Delamere Dairy
- Company type: Ltd.
- Industry: Food processing
- Founded: Cheshire, United Kingdom (1985; 41 years ago)
- Founders: Roger and Liz Sutton
- Headquarters: Knutsford, United Kingdom
- Products: Dairy products
- Website: delameredairy.co.uk

= Delamere Dairy =

British dairy company

Delamere Dairy is a UK-based company founded in 1985, producing goat milk and other dairy products such as cheeses and yoghurts, sold in supermarkets and other outlets nationally as well as in Ireland, Italy, China, Hong Kong, Singapore, Thailand, Middle East and Caribbean. Delamere Dairy is a member of a British Cheese Board.

==History==

Delamere Dairy was founded with the purchase of three goats by Liz and Roger Sutton in Delamere Forest in 1985.

Delamere Dairy works with goat farms across the UK, and co-packers across the UK and Europe making products to the company’s specifications. Products are sold in both the Delamere brand and supermarket-owned labels by retailers and wholesalers throughout the UK. Delamere Dairy currently sells its products in 17 markets overseas.

In 2011 Delamere opened its first overseas office in Hong Kong and was one of the first UK businesses with permission to export goat milk into the Chinese market.

==Products==
Goat milk is Delamere's primary product. They produce a whole, semi-skimmed, and skimmed version of goat milk as an alternative to cow milk. Goat milk has become popular with consumers who have an intolerance to cow milk.

Delamere's products include goat cheeses, yoghurts, and butter.

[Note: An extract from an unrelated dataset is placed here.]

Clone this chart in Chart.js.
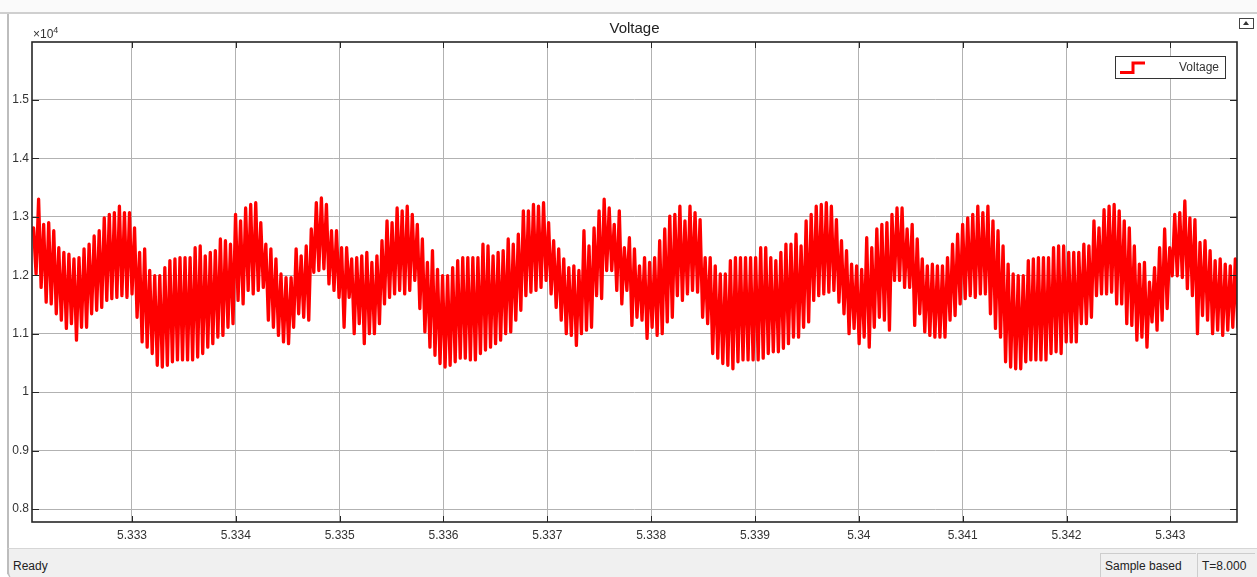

The goat milk is also available as UHT milk.

Delamere launched a goat milk product for pets under the brand 'Toplife Formula'.

== Animal abuse ==

In July 2022 an article published in The Independent alleged a supplier to Delamere Dairy was subjecting goats to "violence and neglect". Undercover footage showed lame goats struggling to access food and water points, animals in so much pain they were unable to walk properly, and piles of dead goats rotting outside of sheds. A spokesman for the RSPCA said "this footage is distressing to see and raises some serious concerns regarding the treatment of these goats", however Delamere Dairy denied there had been any breaches in animal welfare.

== Awards ==
In 2011, Delamere received the 'Farm Business of the Year' award at the Farm Business Food & Farming Industry Awards.

In 2015, the farm won the 'Exporter of The Year' award at the Food and Drink Federation Awards gala.

In 2016, the company was awarded the Queen's Award for Enterprise for its international trade achievements.